Again, who is enforcing the covenant?

Also, latest update - the Times is refusing to allow English to listen to the audiotape of the interview.
Jan said…
Melissa: I had never heard about the late issue either. Maybe that one won't turn out to be the deal ender, because historically, the wronged "other bidders" have been viewed more sympathetically by courts than anyone else. It would be great if CCC still has the ability (and the desire) to pursue this.
Jan said…
If the issue turns out to be the "fleshing out of proposals," it seems to me that the CCC stuff was at LEAST as good as FAME's (actually, it seemed much better to me) -- but even if they were equally flawed, they can't give one a pass, if they don't give it to the other.
someone said…
There is a letter from Robert Westgaard, dated 9/24/2010 that discusses some of the timeframe for CCC@MLK to appeal - probably not the total answer, and only as it applied to appealing it with SPS

denial of appeal
mirmac1 said…
Well Michael H., you are full of questions for me, but you don't seem to have a whole lotta answers yourself. I refer to available documents on, either the SPS website (re: protest or "draft" agreement) or the KC recorder's site (recorded documents).

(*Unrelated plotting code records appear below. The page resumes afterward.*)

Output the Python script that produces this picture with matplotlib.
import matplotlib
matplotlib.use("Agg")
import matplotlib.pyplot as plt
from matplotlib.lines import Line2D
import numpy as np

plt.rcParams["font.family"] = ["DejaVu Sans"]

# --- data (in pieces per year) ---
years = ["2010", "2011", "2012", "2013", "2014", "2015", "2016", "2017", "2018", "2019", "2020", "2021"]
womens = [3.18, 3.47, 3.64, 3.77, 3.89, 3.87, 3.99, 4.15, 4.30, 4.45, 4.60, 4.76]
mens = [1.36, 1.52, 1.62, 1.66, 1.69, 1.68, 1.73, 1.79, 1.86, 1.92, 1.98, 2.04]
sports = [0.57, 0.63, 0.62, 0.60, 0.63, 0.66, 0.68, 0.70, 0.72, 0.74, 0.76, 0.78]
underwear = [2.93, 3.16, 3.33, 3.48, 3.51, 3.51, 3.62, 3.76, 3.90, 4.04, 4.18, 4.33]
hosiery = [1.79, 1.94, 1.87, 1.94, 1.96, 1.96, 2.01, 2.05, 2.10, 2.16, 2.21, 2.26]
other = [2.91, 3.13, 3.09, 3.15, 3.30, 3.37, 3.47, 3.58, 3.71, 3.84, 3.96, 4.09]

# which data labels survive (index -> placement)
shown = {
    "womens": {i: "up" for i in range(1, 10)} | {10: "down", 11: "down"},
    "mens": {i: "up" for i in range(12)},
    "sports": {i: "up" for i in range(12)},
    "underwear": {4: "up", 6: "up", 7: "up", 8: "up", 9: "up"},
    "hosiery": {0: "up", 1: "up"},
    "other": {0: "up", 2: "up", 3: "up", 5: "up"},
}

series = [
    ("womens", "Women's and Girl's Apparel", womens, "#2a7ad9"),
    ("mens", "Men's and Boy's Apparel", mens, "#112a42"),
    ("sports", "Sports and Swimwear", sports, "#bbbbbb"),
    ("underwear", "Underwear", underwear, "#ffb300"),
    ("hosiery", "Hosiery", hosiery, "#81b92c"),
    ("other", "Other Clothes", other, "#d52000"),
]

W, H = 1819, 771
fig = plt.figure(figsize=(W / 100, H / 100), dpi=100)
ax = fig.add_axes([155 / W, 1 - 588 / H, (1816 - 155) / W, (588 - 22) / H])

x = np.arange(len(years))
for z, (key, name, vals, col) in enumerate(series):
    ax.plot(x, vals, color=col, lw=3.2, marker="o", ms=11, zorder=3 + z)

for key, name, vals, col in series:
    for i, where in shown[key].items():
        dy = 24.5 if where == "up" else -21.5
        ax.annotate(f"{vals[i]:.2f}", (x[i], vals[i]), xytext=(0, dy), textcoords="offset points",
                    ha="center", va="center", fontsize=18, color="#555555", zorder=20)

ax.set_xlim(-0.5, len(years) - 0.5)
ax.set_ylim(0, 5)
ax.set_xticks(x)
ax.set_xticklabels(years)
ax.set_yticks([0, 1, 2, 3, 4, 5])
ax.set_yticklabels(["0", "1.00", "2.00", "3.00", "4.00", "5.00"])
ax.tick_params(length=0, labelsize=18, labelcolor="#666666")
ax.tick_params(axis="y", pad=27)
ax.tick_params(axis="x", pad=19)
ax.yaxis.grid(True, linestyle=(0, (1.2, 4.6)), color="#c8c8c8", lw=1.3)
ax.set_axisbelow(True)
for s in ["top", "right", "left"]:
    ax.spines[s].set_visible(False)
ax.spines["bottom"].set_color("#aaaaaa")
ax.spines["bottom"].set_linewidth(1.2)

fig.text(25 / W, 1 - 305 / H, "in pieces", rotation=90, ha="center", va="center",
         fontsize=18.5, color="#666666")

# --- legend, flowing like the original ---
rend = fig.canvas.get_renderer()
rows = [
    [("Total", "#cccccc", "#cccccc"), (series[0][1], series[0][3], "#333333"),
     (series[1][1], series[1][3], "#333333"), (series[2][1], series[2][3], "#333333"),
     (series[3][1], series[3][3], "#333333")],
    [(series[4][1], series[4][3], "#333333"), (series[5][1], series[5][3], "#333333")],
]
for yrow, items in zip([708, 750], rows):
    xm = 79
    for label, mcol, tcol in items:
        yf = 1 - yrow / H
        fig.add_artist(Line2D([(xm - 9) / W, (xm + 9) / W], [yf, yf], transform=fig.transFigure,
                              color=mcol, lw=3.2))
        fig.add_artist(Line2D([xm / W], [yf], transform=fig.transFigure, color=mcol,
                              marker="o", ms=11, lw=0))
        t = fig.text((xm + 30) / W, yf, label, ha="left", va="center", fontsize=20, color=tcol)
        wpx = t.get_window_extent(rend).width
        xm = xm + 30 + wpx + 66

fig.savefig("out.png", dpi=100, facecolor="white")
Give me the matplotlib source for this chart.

Real Estate lawyer, I know what a Grantor and Grantee is. Apparently whoever wrote the sales and covenant agreement did not. In the covenant agreement recorded with KC, the "grantee" is SPS(!?) and the "grantor" is FAME(?!) That's neither here nor there (unless they were shooting for a judge to say that this covenant is so FU that it's unenforceable. Is that what Ron English would want? He'd have to subordinate his humongous ego to do that).

Like I said MH, cough up better info before trying to make my suppositions look half-baked. At least I read the documents that are out there. I'd much rather have bonafide, transparent transactions out there for everyone to tout or slam.
Michael H said…
Well, mirmac1, I never claimed to have any of the answers. And, you are doing a good job on your own making your suppositions look half-baked. So, I don't have to "put up or shut up" as you would have me do. I know that you are not a lawyer (and neither am I), but I do know that your reading of the documents is fundamentally flawed. You are so bound and determined to find something to hang English that you have lost the ability to be objective. You would rather see him flying those black helicopters you always complain about than even for once consider that you might be wrong. English could very well be a rotten, cold-blooded crook (or maybe a Sith Lord), but what you have presented doesn't prove that one bit.

I think they should have gone for the money. As a taxpayer in this district it really angers me that the board chose to go with some meely-mouthed, politically-correct decision to sell the property for, essentially, "the children", or "the community.". Where have we heard "the community" before?? That's right, during the small works/business fiasco. But even if they had sold to Bush, it would have been one-time money. In the long run it really wouldn't have helped. And, I'm certain that there would have been an article in the Times or a post on this blog on the evils of selling to a "rich, white, private school," with the same calls for resignations or firings.
mirmac1 said…
What's the flaw Michael H.? And how is it Ron English's name keeps coming up in these matters? It must be a grand conspiracy against him. I'm personally swift-boating him with the Seattle Times. Or the UN is out to get him.

I'm sure he's glad you're out there to defend the rich and white.
Michael H said…
@mirmac1: "I'm sure he's glad you're out there to defend the rich and white."

So, your true racist nature comes out. It's about time you were honest.
Kids, don't make me pull this car over.

I can only say (again) that when I was on closure and consolidation, people wanted to know what would happen to the closed buildings. There were two distinct groups.

One, sell for the most money.

Two, preserve buildings for affordable use by communities.

(Or, a lesser voice, just lease and never sell school buildings.)

I am fine with less money for community use. BUT I want to know that there will be oversight that communities do have access to the buildings.